Evolution is not only bloody in claw and tooth, to mutilate an old saying, but deceitful as well. NewScientist (18 March 2017) reports on just how far some beetles will go for a steady supply of food:
IT’S quite a ploy. Rove beetles blend seamlessly into army ant societies, but instead of helping out, they devour the young of their unsuspecting companions.
The deceit is so successful that it has evolved independently in at least 12 parasitic rove beetle species – a phenomenon called convergent evolution. In each case, the beetles’ entire body shape has evolved to resemble the army ants they prey on, and they smell and act like the ants too. They even go marching on raids with them. …
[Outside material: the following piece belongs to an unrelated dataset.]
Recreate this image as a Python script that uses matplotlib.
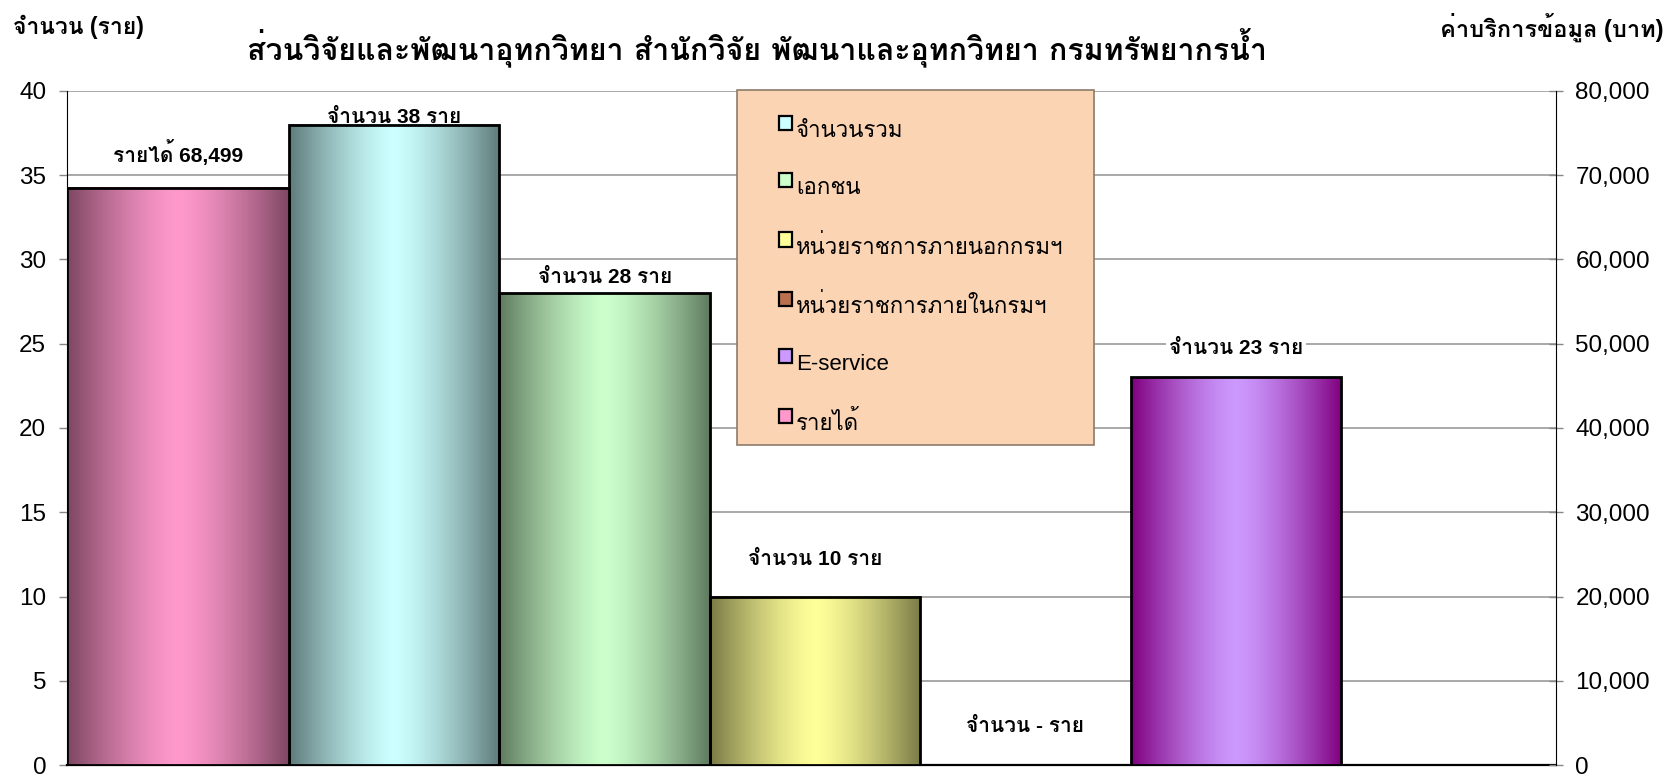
import numpy as np
import matplotlib
matplotlib.use("Agg")
import matplotlib.pyplot as plt
from matplotlib.patches import Patch, Rectangle
from matplotlib.legend_handler import HandlerPatch
from matplotlib.ticker import FuncFormatter, MultipleLocator

# data
series = ["จำนวนรวม", "เอกชน", "หน่วยราชการภายนอกกรมฯ", "หน่วยราชการภายในกรมฯ", "E-service"]
counts = [38, 28, 10, 0, 23]
revenue_label = "รายได้"
revenue = 68499

title = "ส่วนวิจัยและพัฒนาอุทกวิทยา สำนักวิจัย พัฒนาและอุทกวิทยา กรมทรัพยากรน้ำ"
left_title = "จำนวน (ราย)"
right_title = "ค่าบริการข้อมูล (บาท)"

# colours: (light centre, dark edge) of the gradient fill
bar_colors = [("#CCFFFF", "#5F7A7A"), ("#CCFFCC", "#5F7A5F"), ("#FFFF99", "#7A7A47"),
              ("#C9805A", "#6E3A22"), ("#CC99FF", "#800080")]
revenue_color = ("#FF99CC", "#7D4661")
legend_colors = ["#CCFFFF", "#CCFFCC", "#FFFF99", "#B8704F", "#CC99FF", "#FF99CC"]

THAI = ["Liberation Sans", "Loma", "DejaVu Sans"]

# layout
slot_w = 0.989
first_left = 1.044
label_dy = [0.4, 0.95, 2.2, 2.3, 1.7]
revenue_dy = 2.05


def gradient_fill(ax, bar, light, dark):
    x0 = bar.get_x()
    w = bar.get_width()
    h = bar.get_height()
    if h <= 0:
        return
    t = np.linspace(0, 1, 256)
    f = 1 - np.abs(2 * t - 1) ** 1.4
    c1 = np.array(matplotlib.colors.to_rgb(light))
    c0 = np.array(matplotlib.colors.to_rgb(dark))
    img = c0[None, :] + (c1 - c0)[None, :] * f[:, None]
    ax.imshow(img[None, :, :], extent=[x0, x0 + w, 0, h], aspect="auto",
              interpolation="bilinear", zorder=2.9)


# legend squares sit a bit higher than the text, like in Excel
def raised_square(legend, orig_handle, xdescent, ydescent, width, height, fontsize):
    return Rectangle((-xdescent, -ydescent + height * 0.45), width, height)


fig = plt.figure(figsize=(16.73, 7.8), dpi=100)
ax = fig.add_axes([67 / 1673, 15 / 780, (1556 - 67) / 1673, (767 - 93) / 780])
ax2 = ax.twinx()

# primary axis: counts
lefts = [first_left + i * slot_w for i in range(len(counts))]
bars = ax.bar(lefts, counts, width=slot_w, align="edge", facecolor="none",
              edgecolor="black", linewidth=2, zorder=3)
for b, (light, dark) in zip(bars, bar_colors):
    gradient_fill(ax, b, light, dark)
    if b.get_height() <= 0:
        b.set_visible(False)

for b, v, dy in zip(bars, counts, label_dy):
    txt = "จำนวน %s ราย" % (v if v > 0 else "-")
    ax.text(b.get_x() + b.get_width() / 2, v + dy, txt, ha="center", va="center",
            fontsize=15, fontweight="bold", family=THAI, zorder=2.5,
            bbox=dict(facecolor="white", edgecolor="none", pad=2))

# secondary axis: revenue
rbar = ax2.bar([0], [revenue], width=first_left, align="edge", facecolor="none",
               edgecolor="black", linewidth=2, zorder=3)
gradient_fill(ax2, rbar[0], *revenue_color)
ax2.text(first_left / 2, (revenue / 2000 + revenue_dy) * 2000,
         "%s %s" % (revenue_label, format(revenue, ",")), ha="center", va="center",
         fontsize=15, fontweight="bold", family=THAI)

ax.set_xlim(0, 7)
ax.set_ylim(0, 40)
ax2.set_ylim(0, 80000)
ax.yaxis.set_major_locator(MultipleLocator(5))
ax2.yaxis.set_major_locator(MultipleLocator(10000))
ax2.yaxis.set_major_formatter(FuncFormatter(lambda v, p: format(int(v), ",")))

ax.set_xticks([])
ax.grid(axis="y", color="#9A9A9A", linewidth=1.2, zorder=0.5)
ax.set_axisbelow(True)
ax.tick_params(axis="y", direction="out", length=6, width=1, color="#888888",
               labelsize=17.5, pad=9)
ax2.tick_params(axis="y", direction="inout", length=10, width=1, color="#888888",
                labelsize=17.5, pad=9)
for a in (ax, ax2):
    for lab in a.get_yticklabels():
        lab.set_family("Liberation Sans")
    a.spines["top"].set_visible(False)
ax.spines["right"].set_visible(False)
ax2.spines["left"].set_visible(False)
ax2.spines["bottom"].set_visible(False)
ax.spines["left"].set_color("black")
ax.spines["bottom"].set_linewidth(1.6)
ax2.spines["right"].set_color("black")

# titles
fig.text(757 / 1673, 1 - 48 / 780, title, ha="center", va="center", fontsize=21.8,
         fontweight="bold", family=["Loma", "DejaVu Sans"])
fig.text(13 / 1673, 1 - 27 / 780, left_title, ha="left", va="center", fontsize=16.5,
         fontweight="bold", family=THAI)
fig.text(1664 / 1673, 1 - 27 / 780, right_title, ha="right", va="center", fontsize=17,
         fontweight="bold", family=THAI)

# legend box
fig.add_artist(Rectangle((737 / 1673, 1 - 445 / 780), (1094 - 737) / 1673, (445 - 90) / 780,
                         transform=fig.transFigure, facecolor="#FBD4B4",
                         edgecolor="#8C7B6B", linewidth=1.2, zorder=1))
handles = [Patch(facecolor=c, edgecolor="black", linewidth=1.6) for c in legend_colors]
fig.legend(handles, series + [revenue_label], loc="upper left",
           bbox_to_anchor=(768 / 1673, 1 - 110 / 780), frameon=False, borderpad=0,
           handlelength=0.6, handleheight=0.6, handletextpad=0.15, labelspacing=1.61,
           handler_map={Patch: HandlerPatch(patch_func=raised_square)},
           prop=dict(family=THAI, size=16))

fig.savefig("out.png", dpi=100)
[Joseph Parker at Columbia University] says the finding challenges arguments by palaeontologist and author Stephen Jay Gould and others that different creatures would evolve if the evolutionary clock was restarted from scratch.
Instead, it suggests that evolution may take similar and predictable paths whenever a certain scenario arises. In this case, distantly related beetles first prey on army ants directly, but later evolve to sneak into the army itself (Current Biology, doi.org/b2vj).
If evolution is less vulnerable to stochastic processes than supposed, as Professor Parker suggests, it may also mean that, given a symbol and operation set more or less isomorphic to the relevant realities, it may be possible to calculate to some surprising level of precision the path evolution will take for some given set of starting species. I’m not enough of a logician to guess whether or not mathematics provides enough power to do the job.
And not a clue as to how many computer cycles it would take. But it sounds like a fascinating project – I wonder how many PhDs and doctoral students are working on this question right at this moment.